# popping cork?



## sleepyluke (May 28, 2008)

Alright, I have read a good many fish are being caught under popping corks. As a land locked fresh water fisherman, what is the significance of a popping cork? Do you work the bait under the cork like a topwater and the bait is just suspended, or is it just the fact that you have a cork at all what is important? Does this make any sense? I have never used a popping cork, but can suspend a bait under a cork with the best of them. Does the popping cork add action to entice the bite? And if it does, why not just use a spook/popr? And why do the bite the bait and not the cork if that is what the attraction is? Can you tell I am confused? Thanks for all of your help. I will be there Saturday, so I am trying to get everything in place in the next day or two. THanks again:usaflag


----------



## BigRed38 (May 5, 2009)

The significance of a Pop N` Cork is the same as a popper a loud noise to get the fish`s attention. Since reds and seck usually attach from below once they hear the poppin cork and move in for the attack. They see the shrimp under the cork and ulitmamtely believe that the shrimp is what was making the noise. hopefully this help. ive never really used em but have read alot of good reports from people using them.

Tight Lines

Eric B.


----------



## AquaSport175 (Oct 15, 2007)

Make sure you have them!! I have been very successful catching nice specks on the Cajun thunder popping corks. Depending on the depth you will want to use a 12-18" leader. I mostly use a light jig head with a gulp product. Sometimes DOA. The popping sound most definitely draws the attention. I have had a number of fish actually hit the float when popping it. Go buy some and get out there already. Fish them in shallow grass flat areas 2-5 ft depths. You will have dinner in no time.


----------



## cheeseman3 (Jun 2, 2009)

The cork is simply used to get a gamefish's attention. I have heard all sort of things, like thats the sound is similar to the sound that a fish makes when it eats something. I highly doubt that. I think it is similar to the idea behind putting rattles in a topwater plug. The noise that the popper produces causes the fish to go and see what is making all of the noise thinking that it might have a potential meal in store, kind of like a dinner bell. So it swims over and happens to see what ever bait or lure the fisherman has happened to put under it. If done right, the fish, like earlier said, will attribute that noise to the bait that it sees and engulf it. At this point, like every other bobber, you see it disappear. 

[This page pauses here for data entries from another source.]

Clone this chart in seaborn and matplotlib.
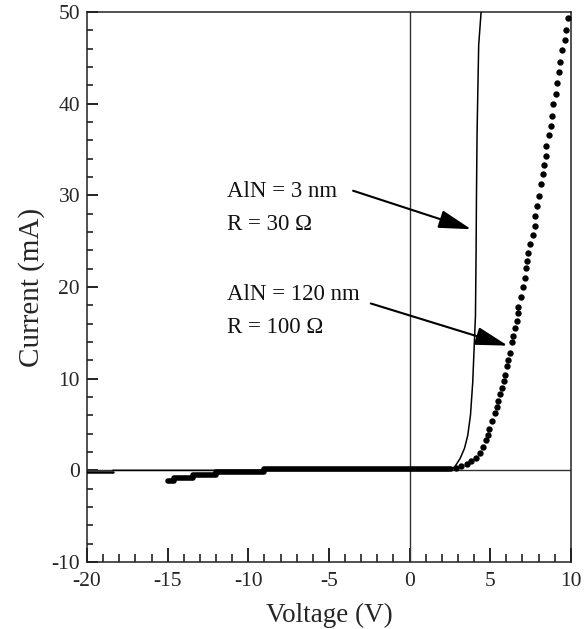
import numpy as np
import pandas as pd
import matplotlib
matplotlib.use("Agg")
import matplotlib.pyplot as plt
import seaborn as sns

# ---- data ----
# AlN = 3 nm (solid line)
v_3nm = [-20.0, -18.4, -18.4, 2.4, 2.68, 2.85, 3.14, 3.41, 3.61, 3.78, 3.92, 4.09, 4.13, 4.15, 4.19, 4.29, 4.44]
i_3nm = [-0.2, -0.2, 0.0, 0.0, 0.2, 0.5, 1.3, 2.4, 3.8, 6.0, 9.6, 16.9, 24.1, 29.5, 36.9, 46.4, 50.0]

# AlN = 120 nm : low-current (leakage) part, dense measured points seen as a thick stepped band
v_120_low = [-15.0, -14.6, -13.4, -12.0, -9.0, 2.6]
i_120_low = [-1.2, -0.8, -0.5, -0.2, 0.2, 0.2]

# AlN = 120 nm : individual measured dots above turn-on
v_120 = [2.89, 3.20, 3.55, 3.84, 4.13, 4.35, 4.56, 4.75, 4.87, 4.95, 5.12, 5.28, 5.41, 5.49,
         5.62, 5.74, 5.88, 5.94, 6.05, 6.11, 6.23, 6.36, 6.44, 6.56, 6.67, 6.73, 6.73, 6.91,
         7.06, 7.18, 7.22, 7.26, 7.35, 7.49, 7.63, 7.76, 7.78, 7.88, 8.01, 8.13, 8.26, 8.32,
         8.44, 8.48, 8.63, 8.77, 8.83, 8.92, 9.06, 9.12, 9.25, 9.31, 9.45, 9.62, 9.70, 9.80]
i_120 = [0.3, 0.5, 0.7, 1.0, 1.4, 1.9, 2.5, 3.3, 3.9, 4.5, 5.4, 6.2, 6.9, 7.6,
         8.3, 9.0, 9.7, 10.4, 11.4, 12.0, 12.8, 14.0, 14.7, 15.5, 16.3, 17.2, 17.8, 18.9,
         20.0, 21.0, 22.1, 22.8, 23.7, 24.7, 25.7, 26.7, 27.7, 28.8, 29.9, 31.2, 32.3, 33.3,
         34.3, 35.4, 36.6, 37.6, 38.7, 40.0, 41.1, 42.2, 43.5, 44.5, 45.9, 46.9, 48.0, 49.3]

x_ticks = [-20, -15, -10, -5, 0, 5, 10]
y_ticks = [-10, 0, 10, 20, 30, 40, 50]

labels = [("AlN = 3 nm", "R = 30 Ω"), ("AlN = 120 nm", "R = 100 Ω")]

# ---- styling ----
sns.set_style("ticks")
plt.rcParams["font.family"] = ["Liberation Serif", "DejaVu Serif"]
plt.rcParams["axes.unicode_minus"] = False

fig = plt.figure(figsize=(5.86, 6.29), dpi=100)
ax = fig.add_axes([0.1485, 0.1065, 0.8255, 0.8745])

ax.axhline(0, color="#333333", lw=1.0, zorder=1)
ax.axvline(0, color="#333333", lw=1.0, zorder=1)

df3 = pd.DataFrame({"V": v_3nm[:2], "I": i_3nm[:2]})
sns.lineplot(data=df3, x="V", y="I", sort=False, estimator=None, color="black", lw=1.8, ax=ax, zorder=3)
df3b = pd.DataFrame({"V": v_3nm[2:], "I": i_3nm[2:]})
sns.lineplot(data=df3b, x="V", y="I", sort=False, estimator=None, color="black", lw=1.1, ax=ax, zorder=3)

dflow = pd.DataFrame({"V": v_120_low, "I": i_120_low})
sns.lineplot(data=dflow, x="V", y="I", sort=False, estimator=None, color="black", lw=4.0,
             drawstyle="steps-post", solid_capstyle="round", ax=ax, zorder=3)

df120 = pd.DataFrame({"V": v_120, "I": i_120})
sns.scatterplot(data=df120, x="V", y="I", color="black", s=21, linewidth=0, ax=ax, zorder=4)

ax.set_xlim(-20, 10)
ax.set_ylim(-10, 50)
ax.set_xticks(x_ticks)
ax.set_xticklabels([str(t) for t in x_ticks])
ax.set_yticks(y_ticks)
ax.set_yticklabels([str(t) for t in y_ticks])
ax.set_xticks(np.arange(-20, 11, 1), minor=True)
ax.set_yticks(np.arange(-10, 51, 2), minor=True)

ax.tick_params(axis="x", which="major", direction="in", length=10, width=1.4, labelsize=15.5, pad=7,
               top=False, color="#222222")
ax.tick_params(axis="x", which="minor", direction="in", length=5.5, width=1.2, top=False, color="#222222")
ax.tick_params(axis="y", which="major", direction="in", length=8, width=1.4, labelsize=15.5, pad=5,
               right=False, color="#222222")
ax.tick_params(axis="y", which="minor", direction="in", length=4.5, width=1.2, right=False, color="#222222")

for s in ax.spines.values():
    s.set_visible(True)
    s.set_linewidth(1.1)
    s.set_color("#222222")

ax.set_xlabel("Voltage (V)", fontsize=19.5, labelpad=9)
ax.set_ylabel("Current (mA)", fontsize=21, labelpad=5)

txt_kw = dict(fontsize=16.5, ha="left", va="center", color="#111111")
ax.text(-11.35, 30.4, labels[0][0], **txt_kw)
ax.text(-11.35, 26.8, labels[0][1], **txt_kw)
ax.text(-11.35, 19.2, labels[1][0], **txt_kw)
ax.text(-11.35, 15.6, labels[1][1], **txt_kw)

arrow = dict(arrowstyle="-|>,head_length=1.0,head_width=0.28", color="black", lw=1.5,
             mutation_scale=20, shrinkA=0, shrinkB=0)
ax.annotate("", xy=(3.82, 26.3), xytext=(-3.5, 30.5), arrowprops=arrow)
ax.annotate("", xy=(6.09, 13.6), xytext=(-2.4, 18.2), arrowprops=arrow)

fig.savefig("out.png", dpi=100)
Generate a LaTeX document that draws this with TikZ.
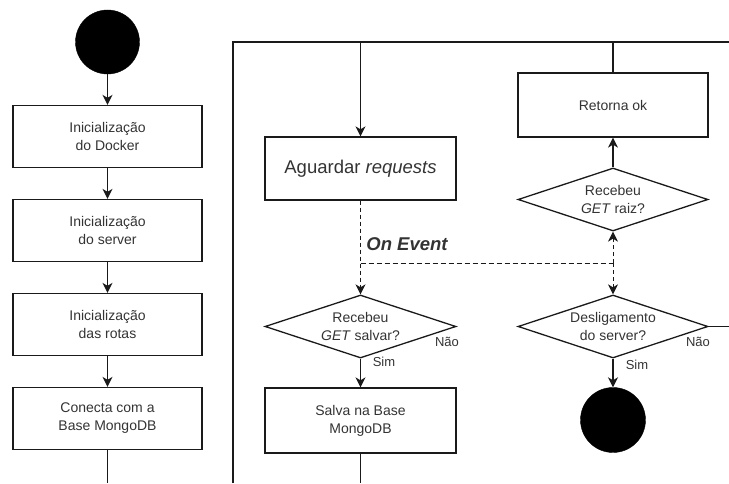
\documentclass[tikz,border=0pt]{standalone}
\usepackage{fontspec}
\setsansfont{Liberation Sans}
\usepackage{xcolor}
\definecolor{lineBlack}{HTML}{1A1A1A}
\definecolor{textGray}{HTML}{333333}
\usepackage{tikz}
\usetikzlibrary{
    shapes.geometric,
    arrows.meta,
    positioning
}
\tikzset{
    % Base style for all nodes
    flow base/.style={
        font=\sffamily\fontsize{14}{18}\selectfont,
        align=center,
        text=textGray,
        draw=lineBlack,
        line width=1.3pt,
    },
    % Start/Stop nodes - filled black circle
    terminal/.style={
        circle,
        draw=black,
        fill=black,
        minimum size=64pt,
        inner sep=0pt,
    },
    % Process nodes - plain rectangle
    process/.style={
        flow base,
        rectangle,
        minimum width=189pt,
        minimum height=62pt,
        inner sep=0pt,
    },
    % Decision diamond - flat
    decision/.style={
        flow base,
        diamond,
        aspect=3,
        minimum width=191pt,
        minimum height=63pt,
        inner sep=-6pt,
    },
    % Arrow style
    arrow/.style={
        -{Stealth[length=10pt, width=10pt, inset=3pt]},
        line width=1.3pt,
        draw=lineBlack,
    },
    % Dashed arrow variant
    arrow dashed/.style={
        arrow,
        line width=1pt,
        dash pattern=on 4pt off 3pt,
    },
    % Plain connector without tip
    plain line/.style={
        line width=1.3pt,
        draw=lineBlack,
    },
    % Label style for Sim/Nao
    edge label/.style={
        font=\sffamily\fontsize{13}{15}\selectfont,
        text=textGray,
        inner sep=1pt,
    },
}

\begin{document}
\begin{tikzpicture}[x=1pt, y=1pt, node distance=94pt, font=\sffamily]
    \useasboundingbox (0,0) rectangle (729,483);

    % startup column
    \node (start) [terminal] at (107.5,441) {};
    \node (docker) [process] at (107.5,346.5) {Inicialização\\do Docker};
    \node (server) [process, below of=docker] {Inicialização\\do server};
    \node (rotas) [process, below of=server] {Inicialização\\das rotas};
    \node (mongo) [process, below of=rotas] {Conecta com a\\Base MongoDB};
    \coordinate (mongo_out) at (107.5,0);

    \draw [arrow] (start) -- (docker);
    \draw [arrow] (docker) -- (server);
    \draw [arrow] (server) -- (rotas);
    \draw [arrow] (rotas) -- (mongo);
    \draw [plain line] (mongo) -- (mongo_out);

    % server loop frame
    \coordinate (frame_bl) at (233,0);
    \coordinate (frame_tl) at (233,441);
    \coordinate (frame_tr) at (729,441);
    \draw [plain line] (frame_bl) -- (frame_tl) -- (frame_tr);

    % request column
    \coordinate (loop_top) at (360.5,441);
    \node (wait) [process, font=\sffamily\fontsize{18.5}{22}\selectfont, minimum width=191pt, minimum height=63pt] at (360.5,314.5) {Aguardar \textit{requests}};
    \node (save_q) [decision] at (360.5,156.5) {Recebeu\\\textit{GET} salvar?};
    \node (save) [process, minimum width=191pt, minimum height=65pt] at (360.5,62.5) {Salva na Base\\MongoDB};
    \coordinate (save_out) at (360.5,0);
    \coordinate (event) at (360.5,220);
    \node (on_event) [font=\sffamily\bfseries\itshape\fontsize{18.5}{22}\selectfont, text=textGray, inner sep=0pt] at (407,239) {On Event};
    \node (save_no) [edge label] at (447,141) {Não};
    \node (save_yes) [edge label] at (384,121) {Sim};

    % response column
    \coordinate (back_top) at (613,441);
    \node (ok) [process, minimum width=190pt, minimum height=64pt] at (613,378) {Retorna ok};
    \node (root_q) [decision, minimum width=190pt] at (613,283.5) {Recebeu\\\textit{GET} raiz?};
    \coordinate (event_r) at (613,220);
    \node (stop_q) [decision, minimum width=190pt] at (613,156.5) {Desligamento\\do server?};
    \coordinate (stop_out) at (729,156.5);
    \node (end) [terminal, minimum size=65pt] at (613,63) {};
    \node (stop_no) [edge label] at (698,141) {Não};
    \node (stop_yes) [edge label] at (637,118) {Sim};

    \draw [arrow] (loop_top) -- (wait);
    \draw [arrow dashed] (wait) -- (save_q);
    \draw [plain line, line width=1pt, dash pattern=on 5pt off 3pt] (event) -- (event_r);
    \draw [arrow dashed] (event_r) -- (root_q);
    \draw [arrow dashed] (event_r) -- (stop_q);
    \draw [arrow] (save_q) -- (save);
    \draw [plain line] (save) -- (save_out);
    \draw [plain line] (back_top) -- (ok);
    \draw [arrow] (root_q) -- (ok);
    \draw [plain line] (stop_q.east) -- (stop_out);
    \draw [arrow] (stop_q) -- (end);
\end{tikzpicture}
\end{document}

How long you make the leader depends on how deep the water is. Make sure that the bait is far enough underwater so that the fish will see it when swimming by ,but don't let it sit within, I would say, about one foot from the bottom. The most effective to pop a popping cork, in my opinion, is to turn your palm face up (while still holding your rod of course), and just by bending your wrist, move your rod tip down towards the water in a quick burst. The rest of your arm should not move while doing that, just your wrist. You can do it however you like (just about any way will catch fish), but I have found this method to produce the loudest pop.



Hopefully that answered your question effectively. A popping cork is one of the easiest ways to catch specks and occasionally reds.


----------



## sleepyluke (May 28, 2008)

Thanks for the replies. IT all makes sense, except for why I have not used them in fresh water before.....

May find something new! HEck last year we caught flounder on rogues, so you never know. Thanks again

If anyone is on Perdido Key next week and see 2 goofballs, one with a plaid goofy looking hat, come over and say hi. I am sure there will be a spare beverage or two close by to share....


----------